Best Practices for Disaster Recovery
Adhering to best practices ensures a resilient and effective DR strategy:
- Document Everything: Maintain detailed documentation of your DR plan, procedures, and configurations.
- Automate Where Possible: Automate backup, replication, and failover processes to reduce human error and speed up recovery.
- Regularly Review and Update: Treat your DR plan as a living document, updating it with every significant change to your IT environment or business processes.
- Train Your Staff: Ensure all relevant personnel are trained on their roles and responsibilities within the DR plan.
- Consider Security: Ensure your DR site and data are as secure as your primary environment.
Example DR Configuration Snippet (Conceptual)
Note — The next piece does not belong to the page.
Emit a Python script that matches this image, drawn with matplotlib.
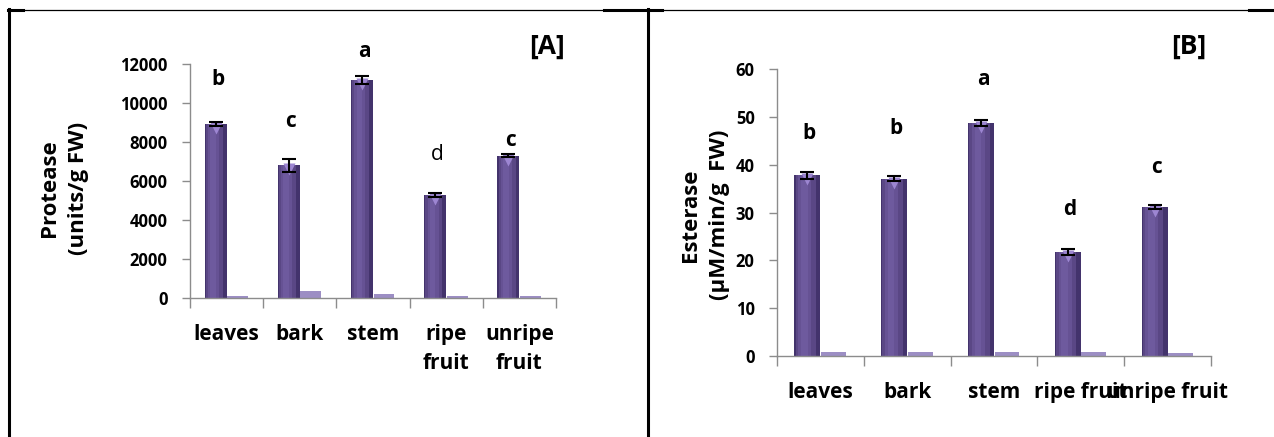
import numpy as np
import matplotlib.pyplot as plt
import matplotlib.transforms as mtransforms
from matplotlib.lines import Line2D
from matplotlib.ticker import FixedLocator, MultipleLocator

plt.rcParams['font.family'] = ['Open Sans', 'DejaVu Sans']
plt.rcParams['font.weight'] = 'bold'

# ---- data ----
tissues_a = ['leaves', 'bark', 'stem', 'ripe\nfruit', 'unripe\nfruit']
protease = [8920, 6800, 11200, 5300, 7300]
protease_err = [120, 330, 200, 110, 80]
protease_low = [120, 340, 200, 120, 80]
protease_sig = ['b', 'c', 'a', 'd', 'c']

tissues_b = ['leaves', 'bark', 'stem', 'ripe fruit', 'unripe fruit']
esterase = [37.8, 37.1, 48.7, 21.7, 31.1]
esterase_err = [0.75, 0.6, 0.65, 0.6, 0.4]
esterase_low = [0.9, 0.8, 0.9, 0.9, 0.7]
esterase_sig = ['b', 'b', 'a', 'd', 'c']

W, H = 1274, 437
AXIS_GREY = '#8c8c8c'


def draw_panel(ax, labels, vals, errs, low, sig, sig_offsets, sig_weights):
    x = np.arange(len(labels))
    w = 0.30
    xm = x - w / 2
    xs = x + w / 2
    # main series as a shaded cylinder
    ax.bar(xm, vals, w, color='#43336c', zorder=2)
    ax.bar(xm - w * 0.06, vals, w * 0.78, color='#5a4785', zorder=2)
    ax.bar(xm - w * 0.10, vals, w * 0.50, color='#665294', zorder=2)
    ax.bar(xm - w * 0.12, vals, w * 0.25, color='#6e5a9e', zorder=2)
    top = mtransforms.offset_copy(ax.transData, fig=ax.figure, y=-4, units='dots')
    ax.plot(xm, vals, 'v', ms=9, color='#9d86d2', mec='none', transform=top, zorder=3)
    ax.errorbar(xm, vals, yerr=errs, fmt='none', ecolor='black', elinewidth=1.5,
                capsize=5, capthick=1.5, zorder=4)
    # second series (small values)
    ax.bar(xs, low, w * 0.95, color='#9c8ec4', zorder=2)

    for xi, v, s, off, fw in zip(xm, vals, sig, sig_offsets, sig_weights):
        ax.annotate(s, (xi, v), xytext=(2, off), textcoords='offset pixels',
                    ha='center', va='center', fontsize=15, fontweight=fw,
                    annotation_clip=False)

    ax.set_xlim(-0.5, len(labels) - 0.5)
    ax.set_xticks(x)
    ax.set_xticklabels(labels, fontsize=15, linespacing=1.45)
    ax.xaxis.set_minor_locator(FixedLocator(np.arange(len(labels) + 1) - 0.5))
    ax.tick_params(axis='x', which='major', length=0, pad=19)
    ax.tick_params(axis='x', which='minor', length=7, color=AXIS_GREY, width=1, direction='out')
    ax.tick_params(axis='y', length=6, color=AXIS_GREY, width=1, labelsize=12, pad=10)
    for s in ['top', 'right']:
        ax.spines[s].set_visible(False)
    for s in ['left', 'bottom']:
        ax.spines[s].set_color(AXIS_GREY)
        ax.spines[s].set_linewidth(1)


fig = plt.figure(figsize=(W / 100, H / 100), dpi=100)

ax_a = fig.add_axes([190 / W, 1 - 298 / H, 366 / W, 234 / H])
ax_a.set_ylim(0, 12000)
ax_a.yaxis.set_major_locator(MultipleLocator(2000))
draw_panel(ax_a, tissues_a, protease, protease_err, protease_low, protease_sig,
           [45, 44, 28, 40, 15], ['bold', 'bold', 'bold', 'normal', 'bold'])

ax_b = fig.add_axes([777 / W, 1 - 356 / H, 434 / W, 287 / H])
ax_b.set_ylim(0, 60)
ax_b.yaxis.set_major_locator(MultipleLocator(10))
draw_panel(ax_b, tissues_b, esterase, esterase_err, esterase_low, esterase_sig,
           [42, 50, 44, 43, 40], ['bold'] * 5)

fig.text(547 / W, 1 - 46 / H, '[A]', ha='center', va='center', fontsize=19, fontweight='bold')
fig.text(1189 / W, 1 - 46 / H, '[B]', ha='center', va='center', fontsize=19, fontweight='bold')

fig.text(64 / W, 1 - 188 / H, 'Protease\n(units/g FW)', rotation=90, ha='center',
         va='center', fontsize=16, fontweight='bold', linespacing=1.45)
fig.text(705 / W, 1 - 215 / H, 'Esterase\n(\u00b5M/min/g  FW)', rotation=90, ha='center',
         va='center', fontsize=16, fontweight='bold', linespacing=1.45)

# table borders around the two panels
def fig_line(x0, y0, x1, y1, lw):
    fig.add_artist(Line2D([x0 / W, x1 / W], [1 - y0 / H, 1 - y1 / H], color='black',
                          lw=lw, transform=fig.transFigure))

fig_line(8, 10, W, 10, 0.9)
fig_line(8, 10, 23, 10, 2.2)
fig_line(604, 10, 662, 10, 2.2)
fig_line(1249, 10, W, 10, 2.2)
fig_line(8.5, 9, 8.5, H, 2.2)
fig_line(648, 9, 648, H, 2.2)

fig.savefig('out.png', dpi=100)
Here's a conceptual example of how replication might be configured using a hypothetical tool:
// Example configuration for database replication
const replicationConfig = {
sourceDatabase: "production_db",
targetReplica: "dr_replica_db",
replicationMode: "asynchronous", // or "synchronous"
credentials: {
username: "repl_user",
password: "secure_password_here"
},
network: {
sourceIp: "192.168.1.10",
targetIp: "10.0.0.5",
port: 5432
},
backupSchedule: {
frequency: "daily",
time: "02:00 UTC"
}
};
function startReplication(config) {
console.log(`Starting replication from ${config.sourceDatabase} to ${config.targetReplica}...`);
// Actual replication logic would be implemented here
return true; // Success
}
if (startReplication(replicationConfig)) {
console.log("Replication initiated successfully.");
}
Conclusion
Implementing a robust disaster recovery strategy is not just about technology; it's about ensuring the survival and continuity of your business. By understanding the core principles, planning meticulously, and regularly testing your systems, you can significantly mitigate the impact of disruptive events.